Thing is, I’ve never viewed the women’s blogosphere as uniform. And among we blogging women who are mothers, there’s a million and one ways to do it. What I find sad is the possibility that the differences among us stem not from the divinity of our own real experiences, grounded in the truly unique tragedies and moving triumphs of our lives, but variations in quirk and vocal tics while we all tell the same “Weird Places I Have [Huggies logo TM] Diapered My Baby” stories. Is that comforting, or stultifying? I’m not sure, and the balance changes from moment to moment.

I think about being a Free Range Mama at a moment when sustainability is on everyone’s lips. Sure, for a brief moment in the late ’90s Safeway offered canvas bags at the grocery store. Then, a bunch of things happened and we all had national amnesia and forgot, until 2006 or so and Al Gore’s documentary An Inconvenient Truth woke people up again. And now we’re trying to remember to bring our cloth or mesh shopping bags again, because even little things matter and we’re doing what we can.

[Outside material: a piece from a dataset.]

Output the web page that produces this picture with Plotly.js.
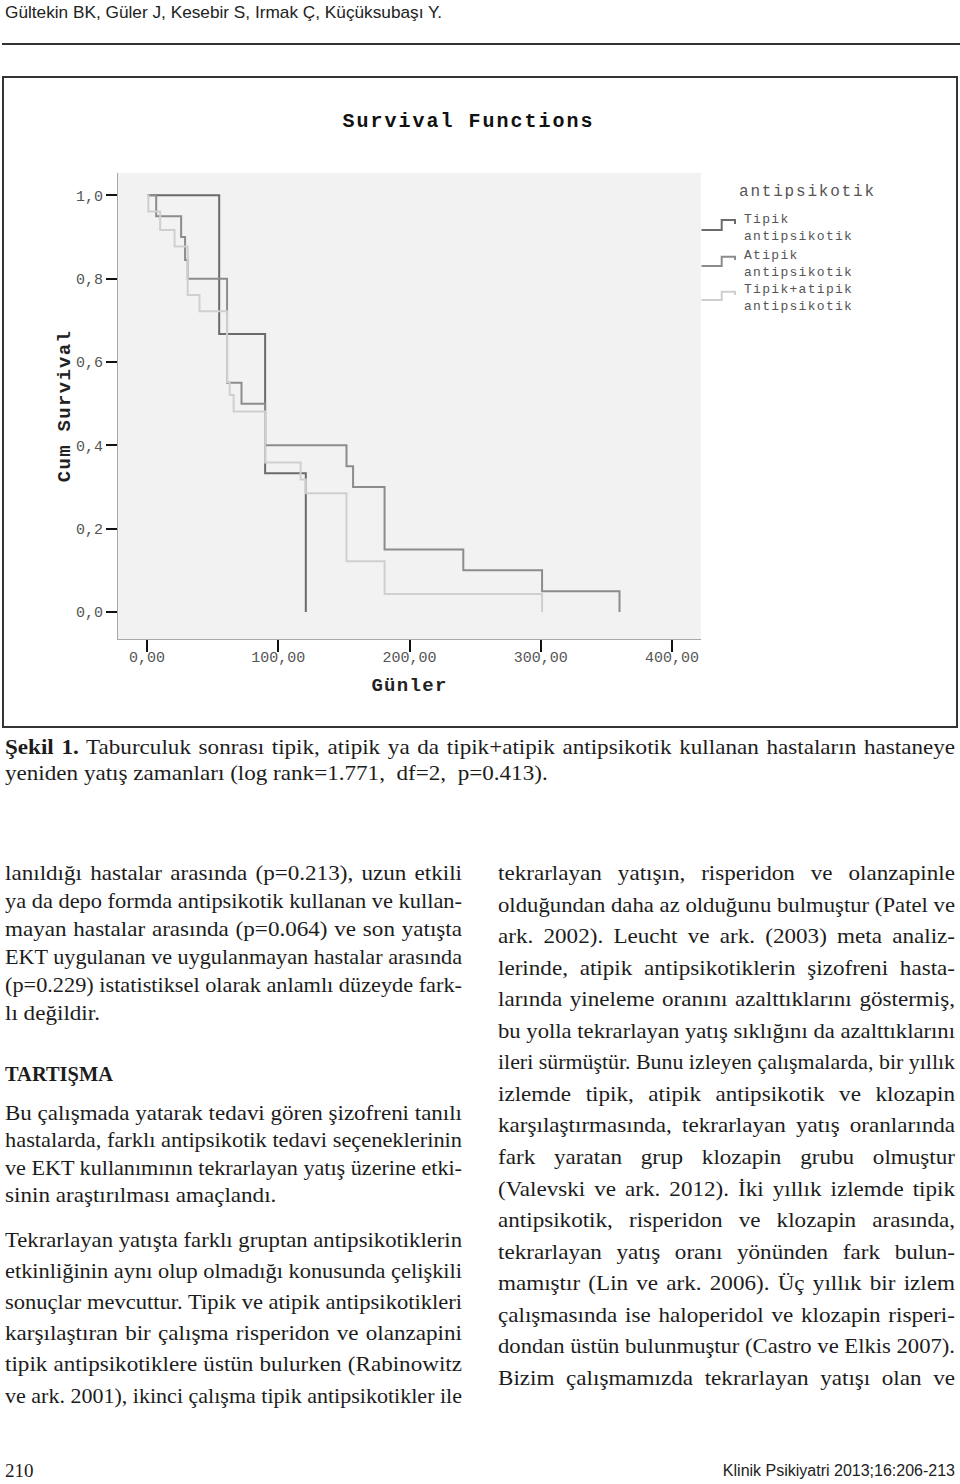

Will I forget about our compost heap in the back yard? Life gets busy, people change, get sloppy, busy, or forgetful. Our attention spans are short. We’re human and only do things when we feel urgently pressed to. But, right now our son thinks it’s natural that fruit and vegetable scraps get dumped out there. He automatically asks if there’s recycling. He sees us debating whether, when, and how to get solar panels to reduce the cost of our electricity bill. He sees solar panels powering parts of the Mars Rover. I want him growing up to believe a different and better world is not only possible, but a completely mundane expectation. It’s effortful for us, his parents, to learn new habits and do things differently after decades of living unsustainably. But one of the most powerful motivators is love; if we raise him to expect that doing things the green way is how it’s supposed to be, won’t he go on to fulfill that expectation? The endpoint of our evolution should be his starting point for growth. That’s how progress happens. And maybe this time that’s why we’ll keep composting and trying to figure out how to localize our produce and doing what we can to make change a permanent part of our lives. Maybe this time the cloth bags will stick.

Let me know if you’re a Free Range Mama (or guy) too. If not, no harm, no foul. Ten years ago, I never thought I’d have a compost pile either, or grow my own sugar snap peas. Ten years ago, I didn’t have a son and I didn’t blog either.

[Okay, I'm taking cover because this being the Interwebz, someone will inevitably take umbrage with what I've written and assume that the way I live my life is how I think you should be living yours. Um, actually, no...I'm too busy doing things the long, hard way (made my child homemade baby food! ;) who does that? crazy!) to want to manage someone else's life too. I think I've simply arrived at some sort of peace about why I don't have zillions of corporate sponsors. I'm the wrong match for most of them.]